Intel’s deal for Altera is its biggest since it bought
security software maker McAfee in 2011 for $7.7 billion.

It also underscores Intel Chief Executive Brian Krzanich’s
determination to expand beyond chips for PCs, the company’s
mainstay. Intel slashed nearly $1 billion from its first-quarter
revenue forecast in March, saying that small businesses were
delaying upgrading their computers.

Personal computer shipments fell 5.2 percent in the first
three months of this year, extending three years of decline,
according to research firm Gartner.

Net revenue from Intel’s PC group increased just 4 percent
in 2014, generating about 62 percent of total revenue, while
revenue in its data center group increased 18 percent, providing
just over a quarter of overall revenue.

The deal will also help Intel become more involved in the
so-called Internet of Things – the concept of connecting
ordinary household devices to the Internet.

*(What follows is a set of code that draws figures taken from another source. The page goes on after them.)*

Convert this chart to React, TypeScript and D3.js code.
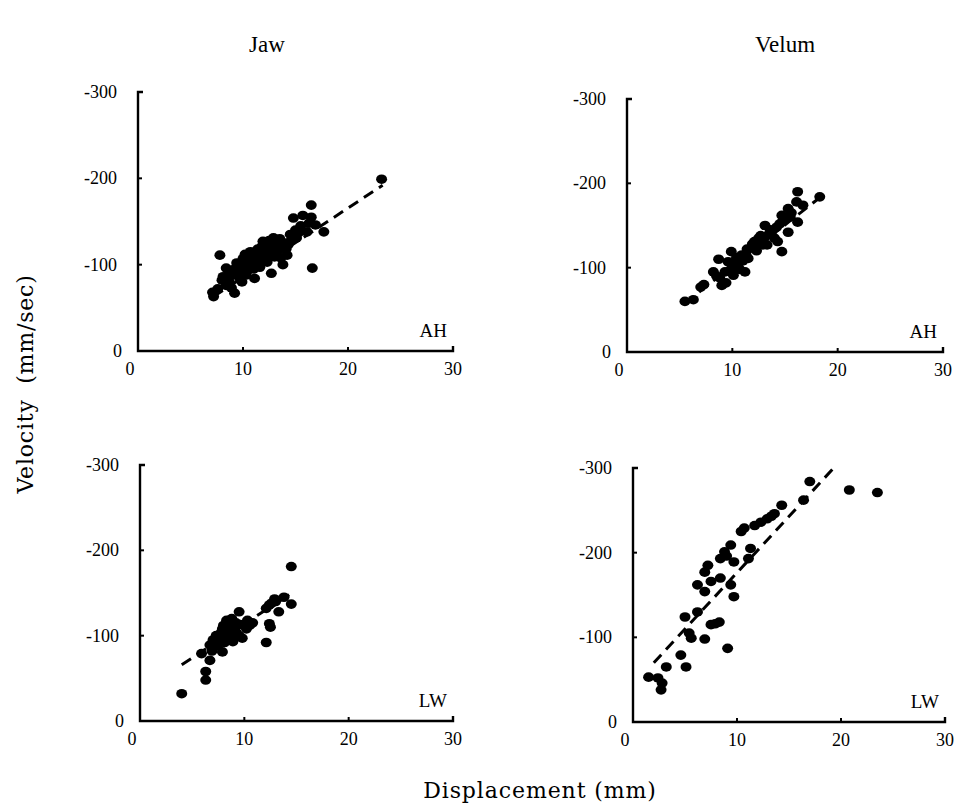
import React from "react";
import * as d3 from "d3";

// ---- Data (displacement mm, velocity mm/sec) ----
const jawAH: [number, number][] = [
  [7.2, -63], [7.1, -68], [7.6, -72], [7.8, -111], [8.1, -86], [8.0, -82], [8.4, -76], [8.4, -96],
  [8.7, -80], [8.9, -73], [9.0, -88], [9.2, -67], [9.2, -95], [9.5, -92], [9.7, -84], [9.8, -90],
  [10.0, -98], [10.0, -107], [10.3, -88], [10.4, -93], [10.6, -102], [10.7, -115], [10.9, -96],
  [11.0, -95], [11.1, -84], [11.2, -106], [11.3, -103], [11.5, -110], [11.6, -97], [11.8, -115],
  [11.9, -127], [12.0, -108], [12.2, -119], [12.3, -103], [12.4, -112], [12.6, -122], [12.7, -90],
  [12.8, -116], [12.9, -131], [13.0, -109], [13.2, -115], [13.4, -120], [13.6, -108], [13.8, -100],
  [14.0, -125], [14.2, -111], [14.3, -123], [14.6, -128], [14.8, -154], [15.1, -131], [15.3, -137],
  [15.7, -157], [16.1, -138], [16.3, -148], [16.5, -155], [16.5, -169], [16.6, -96], [16.9, -146],
  [17.7, -138], [23.2, -199], [10.5, -110], [11.4, -118], [12.1, -125], [12.5, -128], [13.1, -126],
  [13.5, -130], [14.1, -118], [14.5, -135], [15.0, -140], [15.5, -145], [9.4, -102], [10.2, -112],
  [11.8, -121], [12.9, -112], [9.9, -80], [8.6, -88],
];
const velumAH: [number, number][] = [
  [5.5, -60], [6.3, -62], [7.0, -77], [7.3, -80], [8.2, -95], [8.7, -110], [8.8, -88], [9.0, -79],
  [9.4, -82], [9.6, -107], [9.8, -97], [9.9, -119], [10.1, -91], [10.2, -104], [10.4, -112],
  [10.5, -103], [10.7, -98], [10.9, -115], [11.0, -108], [11.2, -95], [11.4, -122], [11.5, -111],
  [11.7, -123], [11.9, -128], [12.1, -131], [12.3, -120], [12.5, -135], [12.7, -138], [12.9, -127],
  [13.1, -150], [13.3, -127], [13.5, -140], [13.7, -142], [14.0, -135], [14.3, -131], [14.5, -152],
  [14.7, -119], [14.7, -162], [15.0, -158], [15.3, -142], [15.3, -170], [15.6, -165], [16.1, -178],
  [16.2, -154], [16.2, -190], [16.7, -174], [18.3, -184], [10.0, -100], [10.6, -110], [11.3, -115],
  [12.0, -125], [12.6, -130], [13.0, -135], [13.6, -145], [14.2, -148], [14.8, -155], [15.5, -160],
  [9.3, -95], [8.5, -90],
];
const jawLW: [number, number][] = [
  [4.0, -32], [6.3, -48], [6.3, -58], [6.7, -71], [5.9, -79], [6.7, -89], [7.0, -95], [7.3, -93],
  [7.6, -99], [7.9, -81], [7.9, -108], [8.2, -100], [8.6, -116], [8.6, -95], [8.9, -93], [9.0, -110],
  [9.2, -104], [9.5, -128], [9.5, -100], [9.8, -97], [10.0, -112], [10.2, -108], [10.3, -118],
  [12.1, -92], [12.5, -110], [12.1, -132], [12.6, -138], [13.0, -140], [13.3, -128], [13.8, -145],
  [14.5, -137], [14.5, -181], [7.3, -100], [7.8, -104], [8.0, -112], [8.3, -118], [8.8, -120],
  [9.2, -115], [9.6, -113], [10.5, -112], [10.8, -115], [8.5, -106], [9.0, -100], [7.4, -88],
  [6.9, -82], [12.9, -143], [12.4, -136], [12.4, -114], [8.1, -92],
];
const velumLW: [number, number][] = [
  [1.5, -53], [2.4, -52], [2.7, -38], [3.2, -65], [4.6, -79], [5.1, -65], [5.0, -124], [5.4, -105],
  [6.2, -130], [6.9, -98], [7.5, -115], [8.3, -118], [9.1, -87], [6.2, -162], [6.9, -154],
  [6.9, -177], [7.2, -185], [7.5, -166], [8.4, -170], [8.4, -193], [8.8, -201], [9.4, -209],
  [9.4, -162], [9.7, -148], [9.7, -189], [10.4, -225], [10.7, -229], [11.1, -193], [11.3, -205],
  [12.3, -236], [12.9, -240], [13.3, -243], [14.3, -256], [16.4, -262], [17.0, -284], [20.8, -274],
  [23.5, -271], [7.9, -116], [5.6, -99], [2.8, -46], [9.0, -196], [11.7, -232], [13.6, -246],
];

// regression lines (endpoints)
const fitJawAH: [number, number][] = [[7.2, -63], [23.3, -192]];
const fitVelumAH: [number, number][] = [[5.5, -58], [18.5, -185]];
const fitJawLW: [number, number][] = [[4.0, -66], [14.3, -148]];
const fitVelumLW: [number, number][] = [[2.0, -70], [19.3, -300]];

const xTicks = [0, 10, 20, 30];
const yTicks = [0, -100, -200, -300];
const columnTitles = ["Jaw", "Velum"];
const panelLabels = ["AH", "AH", "LW", "LW"];

const SERIF = "'Liberation Serif', 'DejaVu Serif', serif";
const WIDE_SERIF = "'DejaVu Serif', 'Liberation Serif', serif";

type PanelProps = {
  data: [number, number][];
  fit: [number, number][];
  label: string;
  xr: [number, number];
  yr: [number, number];
};

function Panel({ data, fit, label, xr, yr }: PanelProps) {
  const x = d3.scaleLinear().domain([0, 30]).range(xr);
  const y = d3.scaleLinear().domain([0, -300]).range(yr);
  const line = d3.line<[number, number]>().x((d) => x(d[0])).y((d) => y(d[1]));
  const x0 = x(0);
  const y0 = y(0);
  return (
    <g>
      <path
        d={`M${x0 + 5},${y(-300)} H${x0} V${y0} H${x(30)} V${y0 - 5}`}
        fill="none"
        stroke="#000"
        strokeWidth={2.4}
      />
      {yTicks.filter((t) => t !== 0 && t !== -300).map((t) => (
        <line key={t} x1={x0} x2={x0 + 4} y1={y(t)} y2={y(t)} stroke="#000" strokeWidth={2} />
      ))}
      {xTicks.filter((t) => t !== 0 && t !== 30).map((t) => (
        <line key={t} x1={x(t)} x2={x(t)} y1={y0} y2={y0 - 4} stroke="#000" strokeWidth={2} />
      ))}
      {yTicks.map((t) => (
        <text
          key={t}
          x={t === 0 ? x0 - 16 : x0 - 21}
          y={y(t) + 6}
          textAnchor="end"
          fontFamily={SERIF}
          fontSize={18}
        >
          {t === 0 ? "0" : String(t)}
        </text>
      ))}
      {xTicks.map((t) => (
        <text
          key={t}
          x={t === 0 ? x(t) - 8 : x(t)}
          y={y0 + 24}
          textAnchor="middle"
          fontFamily={SERIF}
          fontSize={18}
        >
          {t}
        </text>
      ))}
      <path d={line(fit) || ""} fill="none" stroke="#000" strokeWidth={3} strokeDasharray="11 7" />
      {data.map((d, i) => (
        <ellipse key={i} cx={x(d[0])} cy={y(d[1])} rx={5.5} ry={4.8} fill="#000" />
      ))}
      <text x={x(30) - 6} y={y0 - 14} textAnchor="end" fontFamily={SERIF} fontSize={19}>
        {label}
      </text>
    </g>
  );
}

export default function App() {
  return (
    <svg
      width={954}
      height={807}
      style={{ position: "absolute", left: 0, top: 0, background: "#fff" }}
    >
      <rect width={954} height={807} fill="#fff" />
      <text x={267} y={52} textAnchor="middle" fontFamily={SERIF} fontSize={23}>
        {columnTitles[0]}
      </text>
      <text x={785} y={52} textAnchor="middle" fontFamily={SERIF} fontSize={23}>
        {columnTitles[1]}
      </text>
      <text
        transform="translate(33,384) rotate(-90)"
        textAnchor="middle"
        fontFamily={WIDE_SERIF}
        fontSize={22}
        letterSpacing={0.8}
        style={{ whiteSpace: "pre" }}
      >
        {"Velocity  (mm/sec)"}
      </text>
      <text
        x={540}
        y={798}
        textAnchor="middle"
        fontFamily={WIDE_SERIF}
        fontSize={22}
        letterSpacing={0.9}
      >
        Displacement (mm)
      </text>
      <Panel data={jawAH} fit={fitJawAH} label={panelLabels[0]} xr={[138, 453]} yr={[351, 92]} />
      <Panel data={velumAH} fit={fitVelumAH} label={panelLabels[1]} xr={[627, 943]} yr={[352, 99]} />
      <Panel data={jawLW} fit={fitJawLW} label={panelLabels[2]} xr={[140, 453]} yr={[721, 465]} />
      <Panel data={velumLW} fit={fitVelumLW} label={panelLabels[3]} xr={[633, 945]} yr={[722, 468]} />
    </svg>
  );
}
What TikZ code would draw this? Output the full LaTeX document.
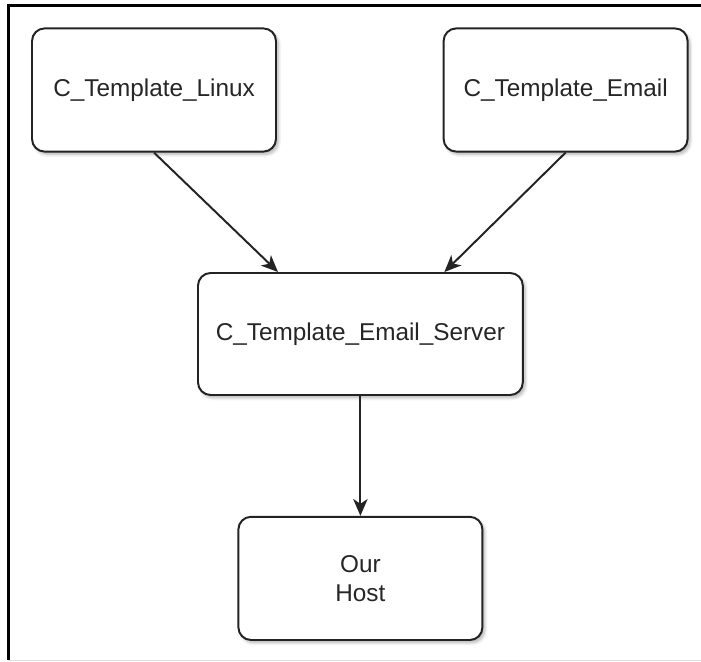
\documentclass[tikz,border=0pt]{standalone}
\usepackage{fontspec}
\setmainfont{Liberation Sans}
\usetikzlibrary{shadows, shadows.blur, positioning, arrows.meta}
\definecolor{EdgeGray}{RGB}{35, 35, 35}
\definecolor{FrameGray}{RGB}{225, 225, 225}

\begin{document}
\begin{tikzpicture}[
            block/.style={draw=EdgeGray, line width=1.4pt, rounded corners=9pt,
                          fill=white, align=center, text=black!85,
                          minimum width=6.1cm, minimum height=3.08cm,
                          font=\fontsize{17.3}{21}\selectfont,
                          blur shadow={shadow xshift=0.06cm, shadow yshift=-0.07cm,
                                       shadow blur steps=6, shadow opacity=30}},
            link/.style={EdgeGray, line width=1.4pt,
                         -{Stealth[length=0.42cm, width=0.36cm, inset=0.12cm]}}
        ]
            \useasboundingbox (0, 0) rectangle (17.525, -16.55);

            % frame of the screenshot
            \draw[FrameGray, line width=0.7pt] (0.2, -16.51) -- (17.525, -16.51);
            \draw[black, line width=1.9pt] (17.525, -0.14) -- (0.21, -0.14) -- (0.21, -16.5);

            \node[block] (linux) at (3.85, -2.25) {C\_Template\_Linux};
            \node[block] (email) at (14.14, -2.25) {C\_Template\_Email};
            \node[block, minimum width=8.12cm, minimum height=3.05cm]
                (server) at (9.01, -8.35) {C\_Template\_Email\_Server};
            \node[block] (host) at (9.01, -14.46) {Our\\Host};

            \draw[link] (linux.south) -- ([xshift=-2.06cm]server.north);
            \draw[link] (email.south) -- ([xshift=2.1cm]server.north);
            \draw[link] (server.south) -- (host.north);
        \end{tikzpicture}
\end{document}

The New York Post reported on Thursday that Intel and Altera
had restarted talks.

Up to Friday’s close, Altera’s shares had risen 41.3 percent
since the Wall Street Journal reported on March 27 that the two
companies were in talks. Intel’s shares rose 14.6 percent.

J.P. Morgan Securities LLC and Rothschild Inc are financial
advisers to Intel. Gibson, Dunn & Crutcher LLP and Weil, Gotshal
& Manges LLP are legal advisers.

Goldman Sachs & Co is Altera’s financial adviser, and Wilson
Sonsini Goodrich & Rosati Professional Corp is legal adviser.